As for the traditional renewables market, the challenge is that it is attracting a lot of liquidity. It is sometimes challenging to find the right risk-return profile for investors. What is important here is to have a stronger origination network and a wider universe of deals to pick from.

What is interesting is that we are seeing the development of decentralised energy production. We are also seeing agriPV, or a mix of technologies, like a combination of battery storage with traditional renewables. These are developments which we could think could provide interesting opportunities to invest.

We have quite a disciplined approach. We are a little conservative on the lending side, trying to partner with experienced operators and looking at management teams of the projects we lend to.

How have you navigated the difficult fundraising environment over the past couple of years, and do you see this changing in 2025?

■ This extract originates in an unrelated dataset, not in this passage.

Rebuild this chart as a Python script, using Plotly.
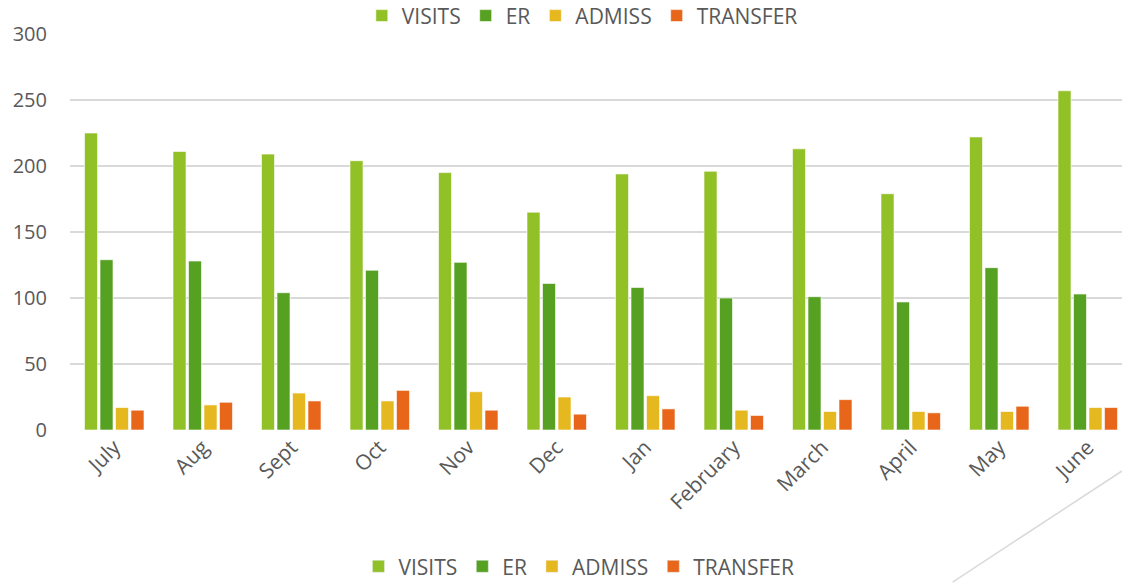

Guillaume: Fundraising has definitely been more challenging in 2023 and early 2024 due to the denominator effect and lower allocation across the private market. On the infrastructure debt side, we are lucky to have secured investors and have managed to fundraise and deploy capital over the past year [2024]. We have seen reallocation towards infrastructure debt, especially from real estate and core infrastructure equity, probably because infrastructure debt has shown strong resilience towards the inflation cycle. So, investors are convinced that this is a very strong product, especially in an adverse macro environment. We believe it will be beneficial this year a bit in terms of senior and junior strategies.

Our fundraising has been pretty strong over the second half of the past year. Our senior Climate impact fund is attracting investors looking to actively contribute to the energy transition and our junior strategy is attracting investors in demand for high cash yield that typically invest in infrastructure equity.